• WHAT TO DO: Write the data out again exactly, with no pictures.

+++++

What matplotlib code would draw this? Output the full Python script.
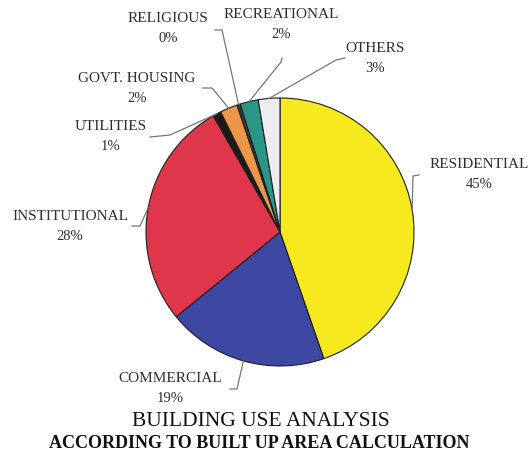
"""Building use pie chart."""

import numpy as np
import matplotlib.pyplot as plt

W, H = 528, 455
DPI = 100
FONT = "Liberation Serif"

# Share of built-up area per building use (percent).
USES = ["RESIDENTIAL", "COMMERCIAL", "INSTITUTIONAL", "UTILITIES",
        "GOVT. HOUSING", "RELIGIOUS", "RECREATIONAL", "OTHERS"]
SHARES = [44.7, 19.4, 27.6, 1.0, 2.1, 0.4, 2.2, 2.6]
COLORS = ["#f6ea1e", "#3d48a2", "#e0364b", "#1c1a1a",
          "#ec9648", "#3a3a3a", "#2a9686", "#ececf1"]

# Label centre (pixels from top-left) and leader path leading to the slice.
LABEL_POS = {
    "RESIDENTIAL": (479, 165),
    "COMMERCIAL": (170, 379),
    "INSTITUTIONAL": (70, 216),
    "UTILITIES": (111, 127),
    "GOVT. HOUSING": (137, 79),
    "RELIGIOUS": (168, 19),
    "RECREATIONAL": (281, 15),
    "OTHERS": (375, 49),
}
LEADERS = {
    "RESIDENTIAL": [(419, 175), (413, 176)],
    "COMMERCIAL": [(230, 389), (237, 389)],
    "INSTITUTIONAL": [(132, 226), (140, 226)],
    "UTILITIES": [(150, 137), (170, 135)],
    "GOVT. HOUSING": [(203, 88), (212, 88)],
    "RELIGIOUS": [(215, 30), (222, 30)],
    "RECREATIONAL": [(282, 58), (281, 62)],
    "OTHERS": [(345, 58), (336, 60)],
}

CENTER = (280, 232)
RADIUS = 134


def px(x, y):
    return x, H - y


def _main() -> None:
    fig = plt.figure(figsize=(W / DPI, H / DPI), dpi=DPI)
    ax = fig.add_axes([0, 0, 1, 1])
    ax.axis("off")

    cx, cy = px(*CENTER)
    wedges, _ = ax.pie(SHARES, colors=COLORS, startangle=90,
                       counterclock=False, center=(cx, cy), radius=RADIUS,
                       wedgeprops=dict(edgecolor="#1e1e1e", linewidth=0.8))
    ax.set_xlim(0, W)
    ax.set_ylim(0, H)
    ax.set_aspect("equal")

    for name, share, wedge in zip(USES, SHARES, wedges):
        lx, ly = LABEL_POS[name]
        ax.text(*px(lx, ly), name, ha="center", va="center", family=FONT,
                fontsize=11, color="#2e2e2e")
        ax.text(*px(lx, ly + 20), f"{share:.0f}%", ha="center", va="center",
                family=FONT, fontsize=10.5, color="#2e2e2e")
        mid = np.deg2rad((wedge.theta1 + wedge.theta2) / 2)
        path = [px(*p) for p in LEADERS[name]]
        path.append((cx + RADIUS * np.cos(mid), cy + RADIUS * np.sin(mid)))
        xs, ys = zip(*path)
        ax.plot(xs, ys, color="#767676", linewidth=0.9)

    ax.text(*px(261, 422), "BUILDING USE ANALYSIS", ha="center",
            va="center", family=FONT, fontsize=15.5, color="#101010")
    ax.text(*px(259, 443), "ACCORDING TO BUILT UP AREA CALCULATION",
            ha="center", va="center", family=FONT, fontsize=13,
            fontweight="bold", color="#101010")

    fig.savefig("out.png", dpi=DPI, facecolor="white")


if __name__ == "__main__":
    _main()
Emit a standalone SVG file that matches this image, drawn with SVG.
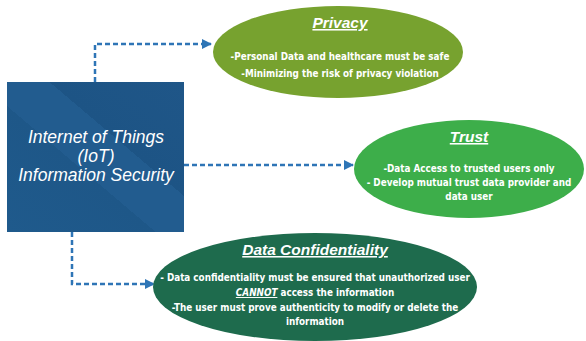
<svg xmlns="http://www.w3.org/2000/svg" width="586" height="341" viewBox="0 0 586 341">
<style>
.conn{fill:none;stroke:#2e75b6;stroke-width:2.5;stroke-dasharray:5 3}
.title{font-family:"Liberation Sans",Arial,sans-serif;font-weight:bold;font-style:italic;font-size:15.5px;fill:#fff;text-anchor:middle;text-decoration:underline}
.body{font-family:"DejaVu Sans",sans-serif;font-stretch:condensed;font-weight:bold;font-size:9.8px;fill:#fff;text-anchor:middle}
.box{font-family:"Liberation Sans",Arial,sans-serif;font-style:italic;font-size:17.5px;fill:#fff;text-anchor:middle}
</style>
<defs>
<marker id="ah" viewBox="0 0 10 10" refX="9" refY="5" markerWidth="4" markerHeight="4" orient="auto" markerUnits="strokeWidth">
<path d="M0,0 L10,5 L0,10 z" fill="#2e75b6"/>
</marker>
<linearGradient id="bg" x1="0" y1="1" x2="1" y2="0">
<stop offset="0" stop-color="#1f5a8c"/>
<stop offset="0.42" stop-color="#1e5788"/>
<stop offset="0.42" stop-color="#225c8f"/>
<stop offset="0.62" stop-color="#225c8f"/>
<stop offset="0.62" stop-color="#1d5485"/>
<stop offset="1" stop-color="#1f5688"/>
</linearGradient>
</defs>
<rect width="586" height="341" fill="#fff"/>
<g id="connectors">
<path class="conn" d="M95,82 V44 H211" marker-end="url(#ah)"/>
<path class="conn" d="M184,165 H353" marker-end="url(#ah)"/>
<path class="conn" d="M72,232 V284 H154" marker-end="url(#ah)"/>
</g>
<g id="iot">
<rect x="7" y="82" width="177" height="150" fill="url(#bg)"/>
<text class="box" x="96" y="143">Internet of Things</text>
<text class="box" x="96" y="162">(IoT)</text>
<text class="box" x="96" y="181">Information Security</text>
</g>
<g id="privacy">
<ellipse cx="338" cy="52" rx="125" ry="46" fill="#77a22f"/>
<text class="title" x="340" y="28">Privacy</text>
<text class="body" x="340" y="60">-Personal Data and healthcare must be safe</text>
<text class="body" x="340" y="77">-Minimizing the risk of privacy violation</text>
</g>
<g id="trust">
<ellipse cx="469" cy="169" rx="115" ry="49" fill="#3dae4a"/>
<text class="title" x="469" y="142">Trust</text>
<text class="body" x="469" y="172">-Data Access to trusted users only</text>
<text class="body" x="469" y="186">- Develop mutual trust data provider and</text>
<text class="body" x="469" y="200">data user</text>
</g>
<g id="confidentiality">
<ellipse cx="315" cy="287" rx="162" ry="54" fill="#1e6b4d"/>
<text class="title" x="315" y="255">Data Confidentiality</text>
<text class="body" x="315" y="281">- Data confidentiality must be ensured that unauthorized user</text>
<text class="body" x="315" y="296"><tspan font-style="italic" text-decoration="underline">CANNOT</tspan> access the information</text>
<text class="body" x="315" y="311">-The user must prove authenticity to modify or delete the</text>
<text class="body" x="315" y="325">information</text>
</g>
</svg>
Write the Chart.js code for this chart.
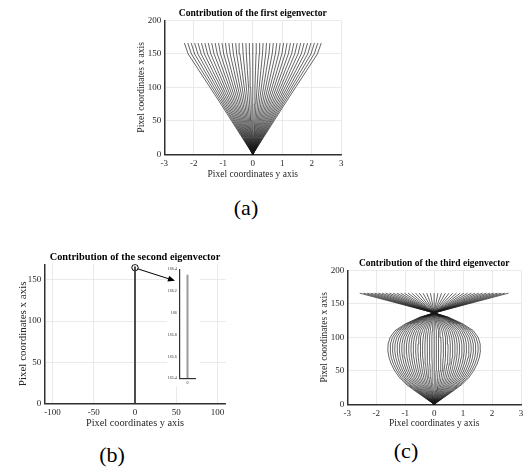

+++++

• TASK OUTPUT:
What matplotlib code would draw this? Output the full Python script.
"""Building use pie chart."""

import numpy as np
import matplotlib.pyplot as plt

W, H = 528, 455
DPI = 100
FONT = "Liberation Serif"

# Share of built-up area per building use (percent).
USES = ["RESIDENTIAL", "COMMERCIAL", "INSTITUTIONAL", "UTILITIES",
        "GOVT. HOUSING", "RELIGIOUS", "RECREATIONAL", "OTHERS"]
SHARES = [44.7, 19.4, 27.6, 1.0, 2.1, 0.4, 2.2, 2.6]
COLORS = ["#f6ea1e", "#3d48a2", "#e0364b", "#1c1a1a",
          "#ec9648", "#3a3a3a", "#2a9686", "#ececf1"]

# Label centre (pixels from top-left) and leader path leading to the slice.
LABEL_POS = {
    "RESIDENTIAL": (479, 165),
    "COMMERCIAL": (170, 379),
    "INSTITUTIONAL": (70, 216),
    "UTILITIES": (111, 127),
    "GOVT. HOUSING": (137, 79),
    "RELIGIOUS": (168, 19),
    "RECREATIONAL": (281, 15),
    "OTHERS": (375, 49),
}
LEADERS = {
    "RESIDENTIAL": [(419, 175), (413, 176)],
    "COMMERCIAL": [(230, 389), (237, 389)],
    "INSTITUTIONAL": [(132, 226), (140, 226)],
    "UTILITIES": [(150, 137), (170, 135)],
    "GOVT. HOUSING": [(203, 88), (212, 88)],
    "RELIGIOUS": [(215, 30), (222, 30)],
    "RECREATIONAL": [(282, 58), (281, 62)],
    "OTHERS": [(345, 58), (336, 60)],
}

CENTER = (280, 232)
RADIUS = 134


def px(x, y):
    return x, H - y


def _main() -> None:
    fig = plt.figure(figsize=(W / DPI, H / DPI), dpi=DPI)
    ax = fig.add_axes([0, 0, 1, 1])
    ax.axis("off")

    cx, cy = px(*CENTER)
    wedges, _ = ax.pie(SHARES, colors=COLORS, startangle=90,
                       counterclock=False, center=(cx, cy), radius=RADIUS,
                       wedgeprops=dict(edgecolor="#1e1e1e", linewidth=0.8))
    ax.set_xlim(0, W)
    ax.set_ylim(0, H)
    ax.set_aspect("equal")

    for name, share, wedge in zip(USES, SHARES, wedges):
        lx, ly = LABEL_POS[name]
        ax.text(*px(lx, ly), name, ha="center", va="center", family=FONT,
                fontsize=11, color="#2e2e2e")
        ax.text(*px(lx, ly + 20), f"{share:.0f}%", ha="center", va="center",
                family=FONT, fontsize=10.5, color="#2e2e2e")
        mid = np.deg2rad((wedge.theta1 + wedge.theta2) / 2)
        path = [px(*p) for p in LEADERS[name]]
        path.append((cx + RADIUS * np.cos(mid), cy + RADIUS * np.sin(mid)))
        xs, ys = zip(*path)
        ax.plot(xs, ys, color="#767676", linewidth=0.9)

    ax.text(*px(261, 422), "BUILDING USE ANALYSIS", ha="center",
            va="center", family=FONT, fontsize=15.5, color="#101010")
    ax.text(*px(259, 443), "ACCORDING TO BUILT UP AREA CALCULATION",
            ha="center", va="center", family=FONT, fontsize=13,
            fontweight="bold", color="#101010")

    fig.savefig("out.png", dpi=DPI, facecolor="white")


if __name__ == "__main__":
    _main()
Emit a standalone SVG file that matches this image, drawn with SVG.
<svg xmlns="http://www.w3.org/2000/svg" width="586" height="341" viewBox="0 0 586 341">
<style>
.conn{fill:none;stroke:#2e75b6;stroke-width:2.5;stroke-dasharray:5 3}
.title{font-family:"Liberation Sans",Arial,sans-serif;font-weight:bold;font-style:italic;font-size:15.5px;fill:#fff;text-anchor:middle;text-decoration:underline}
.body{font-family:"DejaVu Sans",sans-serif;font-stretch:condensed;font-weight:bold;font-size:9.8px;fill:#fff;text-anchor:middle}
.box{font-family:"Liberation Sans",Arial,sans-serif;font-style:italic;font-size:17.5px;fill:#fff;text-anchor:middle}
</style>
<defs>
<marker id="ah" viewBox="0 0 10 10" refX="9" refY="5" markerWidth="4" markerHeight="4" orient="auto" markerUnits="strokeWidth">
<path d="M0,0 L10,5 L0,10 z" fill="#2e75b6"/>
</marker>
<linearGradient id="bg" x1="0" y1="1" x2="1" y2="0">
<stop offset="0" stop-color="#1f5a8c"/>
<stop offset="0.42" stop-color="#1e5788"/>
<stop offset="0.42" stop-color="#225c8f"/>
<stop offset="0.62" stop-color="#225c8f"/>
<stop offset="0.62" stop-color="#1d5485"/>
<stop offset="1" stop-color="#1f5688"/>
</linearGradient>
</defs>
<rect width="586" height="341" fill="#fff"/>
<g id="connectors">
<path class="conn" d="M95,82 V44 H211" marker-end="url(#ah)"/>
<path class="conn" d="M184,165 H353" marker-end="url(#ah)"/>
<path class="conn" d="M72,232 V284 H154" marker-end="url(#ah)"/>
</g>
<g id="iot">
<rect x="7" y="82" width="177" height="150" fill="url(#bg)"/>
<text class="box" x="96" y="143">Internet of Things</text>
<text class="box" x="96" y="162">(IoT)</text>
<text class="box" x="96" y="181">Information Security</text>
</g>
<g id="privacy">
<ellipse cx="338" cy="52" rx="125" ry="46" fill="#77a22f"/>
<text class="title" x="340" y="28">Privacy</text>
<text class="body" x="340" y="60">-Personal Data and healthcare must be safe</text>
<text class="body" x="340" y="77">-Minimizing the risk of privacy violation</text>
</g>
<g id="trust">
<ellipse cx="469" cy="169" rx="115" ry="49" fill="#3dae4a"/>
<text class="title" x="469" y="142">Trust</text>
<text class="body" x="469" y="172">-Data Access to trusted users only</text>
<text class="body" x="469" y="186">- Develop mutual trust data provider and</text>
<text class="body" x="469" y="200">data user</text>
</g>
<g id="confidentiality">
<ellipse cx="315" cy="287" rx="162" ry="54" fill="#1e6b4d"/>
<text class="title" x="315" y="255">Data Confidentiality</text>
<text class="body" x="315" y="281">- Data confidentiality must be ensured that unauthorized user</text>
<text class="body" x="315" y="296"><tspan font-style="italic" text-decoration="underline">CANNOT</tspan> access the information</text>
<text class="body" x="315" y="311">-The user must prove authenticity to modify or delete the</text>
<text class="body" x="315" y="325">information</text>
</g>
</svg>
Write the Chart.js code for this chart.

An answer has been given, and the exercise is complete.